**STATED PROBLEM**
Return, without pictures, the lines from the start of the data through the one that contains "ax = fig.add_axes([0.1292, 0.1908, 0.6894, 0.7365])".

**SOURCE EXCERPT**
++++++++++++++++++++

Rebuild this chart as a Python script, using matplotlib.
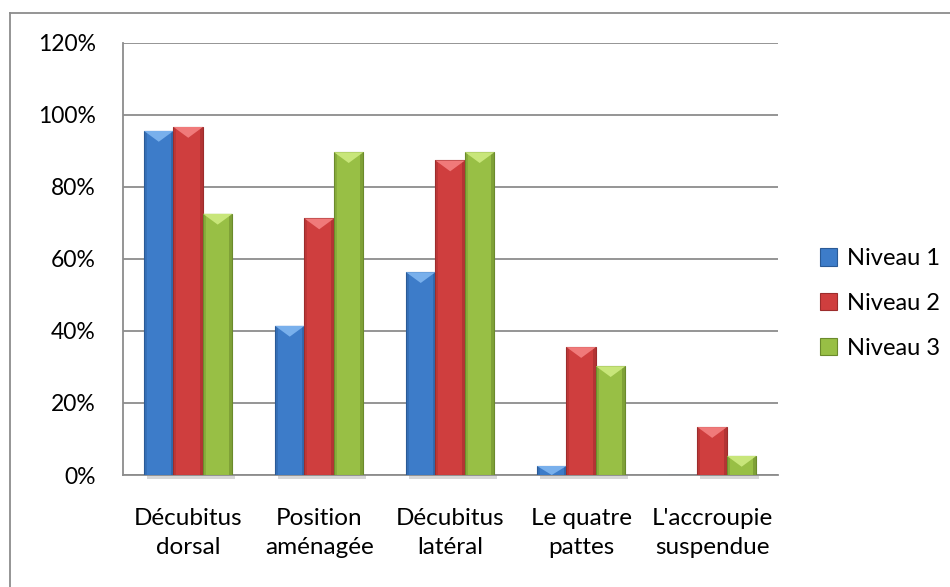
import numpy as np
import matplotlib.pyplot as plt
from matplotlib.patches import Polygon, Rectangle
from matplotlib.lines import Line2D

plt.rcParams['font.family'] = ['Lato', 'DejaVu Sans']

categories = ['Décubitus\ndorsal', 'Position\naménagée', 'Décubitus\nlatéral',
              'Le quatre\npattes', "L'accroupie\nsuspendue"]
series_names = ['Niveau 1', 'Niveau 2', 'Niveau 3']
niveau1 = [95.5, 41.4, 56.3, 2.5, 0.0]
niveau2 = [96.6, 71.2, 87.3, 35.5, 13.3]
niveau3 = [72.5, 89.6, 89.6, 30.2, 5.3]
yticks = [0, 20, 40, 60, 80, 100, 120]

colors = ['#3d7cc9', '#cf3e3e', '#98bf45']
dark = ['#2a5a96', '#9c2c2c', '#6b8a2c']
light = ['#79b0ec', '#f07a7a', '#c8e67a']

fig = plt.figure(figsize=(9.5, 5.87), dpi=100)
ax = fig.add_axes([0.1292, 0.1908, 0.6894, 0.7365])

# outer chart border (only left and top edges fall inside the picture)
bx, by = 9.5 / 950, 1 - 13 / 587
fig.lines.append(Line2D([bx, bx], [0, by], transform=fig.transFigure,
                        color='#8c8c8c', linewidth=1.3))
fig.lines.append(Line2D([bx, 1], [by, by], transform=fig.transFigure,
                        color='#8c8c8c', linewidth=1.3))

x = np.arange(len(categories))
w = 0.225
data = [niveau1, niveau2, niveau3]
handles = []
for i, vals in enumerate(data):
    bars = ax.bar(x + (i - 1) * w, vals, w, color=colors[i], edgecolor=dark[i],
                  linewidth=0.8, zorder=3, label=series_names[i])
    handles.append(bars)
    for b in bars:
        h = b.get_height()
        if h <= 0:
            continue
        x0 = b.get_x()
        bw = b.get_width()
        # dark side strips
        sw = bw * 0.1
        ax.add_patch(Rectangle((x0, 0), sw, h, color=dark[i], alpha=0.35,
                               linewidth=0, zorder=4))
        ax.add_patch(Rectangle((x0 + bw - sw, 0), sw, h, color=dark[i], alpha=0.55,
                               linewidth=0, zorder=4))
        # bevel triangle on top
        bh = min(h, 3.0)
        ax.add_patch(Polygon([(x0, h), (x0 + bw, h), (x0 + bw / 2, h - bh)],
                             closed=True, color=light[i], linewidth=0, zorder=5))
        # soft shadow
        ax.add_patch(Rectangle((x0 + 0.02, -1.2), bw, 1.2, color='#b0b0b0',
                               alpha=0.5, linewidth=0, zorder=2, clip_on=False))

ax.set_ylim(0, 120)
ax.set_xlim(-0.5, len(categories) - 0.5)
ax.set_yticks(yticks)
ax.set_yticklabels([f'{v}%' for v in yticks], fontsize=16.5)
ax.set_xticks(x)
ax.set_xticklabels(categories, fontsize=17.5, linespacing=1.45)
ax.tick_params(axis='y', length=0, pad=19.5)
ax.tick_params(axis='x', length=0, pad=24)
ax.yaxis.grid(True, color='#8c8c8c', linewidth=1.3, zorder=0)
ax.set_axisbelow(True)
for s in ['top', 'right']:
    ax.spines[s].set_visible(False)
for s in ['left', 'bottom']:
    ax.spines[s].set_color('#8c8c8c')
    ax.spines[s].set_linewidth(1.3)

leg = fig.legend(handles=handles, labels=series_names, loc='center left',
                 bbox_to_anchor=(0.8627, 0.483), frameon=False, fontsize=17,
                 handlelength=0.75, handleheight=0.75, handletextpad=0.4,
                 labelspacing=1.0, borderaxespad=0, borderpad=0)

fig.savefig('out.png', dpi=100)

++++++++++++++++++++

**REPLY TO THE TASK**
Rebuild this chart as a Python script, using matplotlib.
import numpy as np
import matplotlib.pyplot as plt
from matplotlib.patches import Polygon, Rectangle
from matplotlib.lines import Line2D

plt.rcParams['font.family'] = ['Lato', 'DejaVu Sans']

categories = ['Décubitus\ndorsal', 'Position\naménagée', 'Décubitus\nlatéral',
              'Le quatre\npattes', "L'accroupie\nsuspendue"]
series_names = ['Niveau 1', 'Niveau 2', 'Niveau 3']
niveau1 = [95.5, 41.4, 56.3, 2.5, 0.0]
niveau2 = [96.6, 71.2, 87.3, 35.5, 13.3]
niveau3 = [72.5, 89.6, 89.6, 30.2, 5.3]
yticks = [0, 20, 40, 60, 80, 100, 120]

colors = ['#3d7cc9', '#cf3e3e', '#98bf45']
dark = ['#2a5a96', '#9c2c2c', '#6b8a2c']
light = ['#79b0ec', '#f07a7a', '#c8e67a']

fig = plt.figure(figsize=(9.5, 5.87), dpi=100)
ax = fig.add_axes([0.1292, 0.1908, 0.6894, 0.7365])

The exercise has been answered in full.